Visikol Sponsors NIH 3D Retina Organoid Competition

As a company focused on three-dimensional tissue imaging, digital pathology and advanced in vitro models, we have been very focused on developments in the 3D cell culture space (e.g. organoid, microtissue, spheroid). These models are being rapidly adopted by pharmaceutical companies as well as academic researchers to improve the in vivo relevancy of their in vitro assays. However, one of the challenges with 3D cell culture models and any new scientific tool is building consensus around the validity of the tool. In the case of 3D cell culture models, this distills down to demonstrating that a model has similar features to an organ of interest and more importantly that it has similar functionality.

One of the challenges with building consensus around 3D cell culture models is that currently they are far from miniaturized versions of organs in a plate and concessions need to be made in regard to the complexity of the model. The reason for this is that while increased complexity might better replicate in vivo functionality/characteristics, it dramatically increases cost. For many highly complex organ or body on a chip models the cost can actually be higher than humanized mouse models which defeats the purpose of the in vitro model in the first place. 

Therefore, in the 3D cell culture space researchers are currently working to build consensus around which models are best for a specific application and use case such as an ultra-high throughput liver toxicity screen vs. a highly focused NASH study. It would be ideal to have the same model for all such assays, but there is a delicate balance between increasing in vivo relevancy and cost/throughput.

For these reasons, we are particularly focused on working with researchers to develop generally accepted open source models for use in research. Such consensus in the field will allow researchers with widely different research thrusts to compare their findings in the same context.
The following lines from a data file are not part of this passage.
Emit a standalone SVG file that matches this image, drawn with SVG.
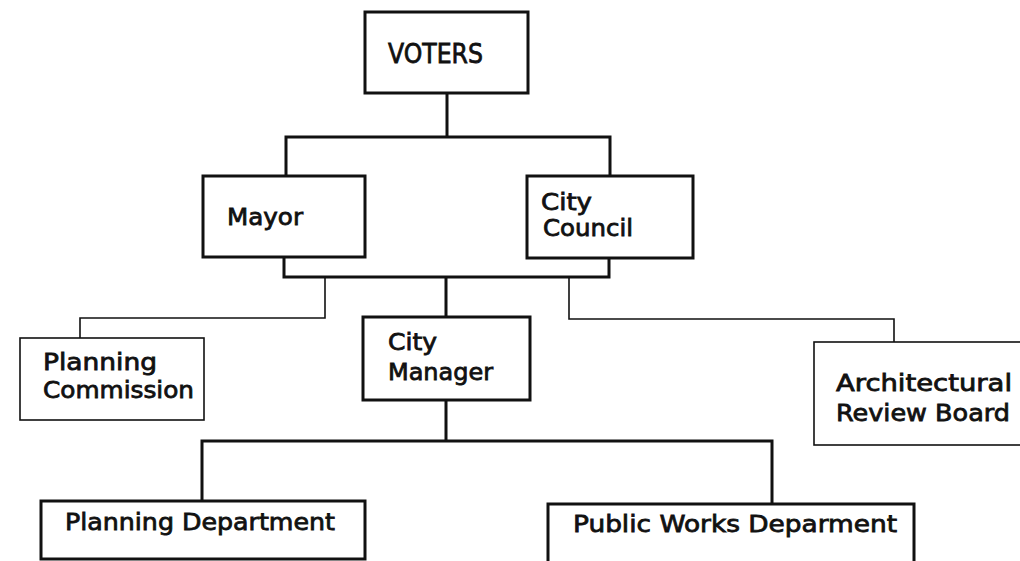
<svg xmlns="http://www.w3.org/2000/svg" width="1020" height="561" viewBox="0 0 1020 561">
<style>
.thick{fill:#fff;stroke:#111;stroke-width:3}
.thin{fill:#fff;stroke:#111;stroke-width:1.6}
.c{fill:none;stroke:#111;stroke-width:3;stroke-linecap:square}
.ct{fill:none;stroke:#111;stroke-width:1.6;stroke-linecap:square}
text{font-family:"DejaVu Sans","Liberation Sans",sans-serif;font-weight:normal;font-size:23.5px;fill:#111;stroke:#111;stroke-width:0.8}
.big{font-size:27px}
</style>
<rect width="1020" height="561" fill="#fff"/>
<g id="connectors">
<path class="c" d="M447 93V137M286 176V137H610V176"/>
<path class="c" d="M284 257V277H609V258M446 277V317"/>
<path class="ct" d="M325 277V318H80V338M569 277V319H894V342"/>
<path class="c" d="M446 400V441M202 501V441H772V504"/>
</g>
<g id="voters"><rect class="thick" x="365" y="12" width="163" height="81"/><text class="big" x="388" y="63" textLength="95" lengthAdjust="spacingAndGlyphs">VOTERS</text></g>
<g id="mayor"><rect class="thick" x="203" y="176" width="162" height="81"/><text x="227" y="225" textLength="76" lengthAdjust="spacingAndGlyphs">Mayor</text></g>
<g id="city-council"><rect class="thick" x="527" y="176" width="166" height="82"/><text x="541" y="210" textLength="51" lengthAdjust="spacingAndGlyphs">City</text><text x="543" y="236" textLength="90" lengthAdjust="spacingAndGlyphs">Council</text></g>
<g id="city-manager"><rect class="thick" x="363" y="317" width="167" height="83"/><text x="388" y="350" textLength="49" lengthAdjust="spacingAndGlyphs">City</text><text x="388" y="380" textLength="105" lengthAdjust="spacingAndGlyphs">Manager</text></g>
<g id="planning-commission"><rect class="thin" x="20" y="338" width="184" height="82"/><text x="43" y="370" textLength="114" lengthAdjust="spacingAndGlyphs">Planning</text><text x="43" y="398" textLength="151" lengthAdjust="spacingAndGlyphs">Commission</text></g>
<g id="architectural-review-board"><rect class="thin" x="814" y="342" width="215" height="103"/><text x="836" y="391" textLength="176" lengthAdjust="spacingAndGlyphs">Architectural</text><text x="836" y="421" textLength="174" lengthAdjust="spacingAndGlyphs">Review Board</text></g>
<g id="planning-department"><rect class="thick" x="41" y="501" width="324" height="58"/><text x="65" y="530" textLength="270" lengthAdjust="spacingAndGlyphs">Planning Department</text></g>
<g id="public-works"><rect class="thick" x="548" y="504" width="366" height="60"/><text x="573" y="532" textLength="324" lengthAdjust="spacingAndGlyphs">Public Works Deparment</text></g>
</svg>
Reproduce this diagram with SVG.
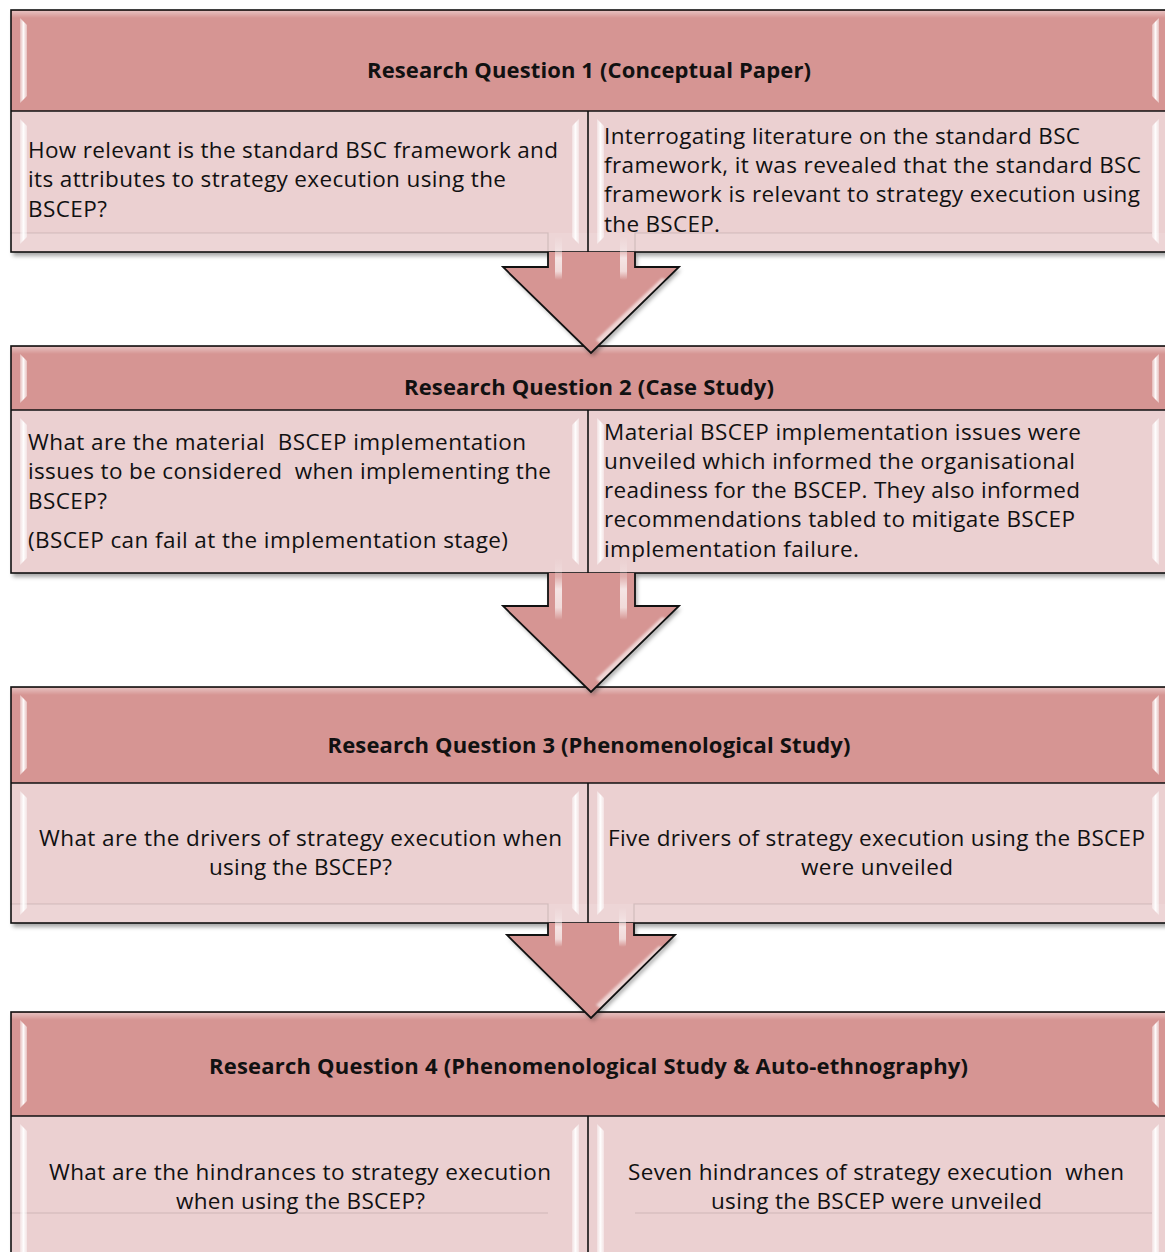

We have recently joined with multiple companies including Genentech, Millipore Sigma and BioTek to sponsor the NIH’s retina organoid competition. The focus of this competition is to develop an organotypic retina model for use in drug discovery assays and to widely distribute this know-how and technical expertise. As a company, we have worked on several in vivo projects focused on retina vasculature imaging and are keenly focused on helping with the development of models in this space. Through this competition, we are providing high content screening and confocal imaging services at cost to competition participants to assist with the characterization of their models. All contestants need to demonstrate the organotypic features of their model and we are leveraging our Visikol HISTO-M tissue clearing approach along with confocal imaging and digital image analysis to quantitatively asses these complex models in 3D.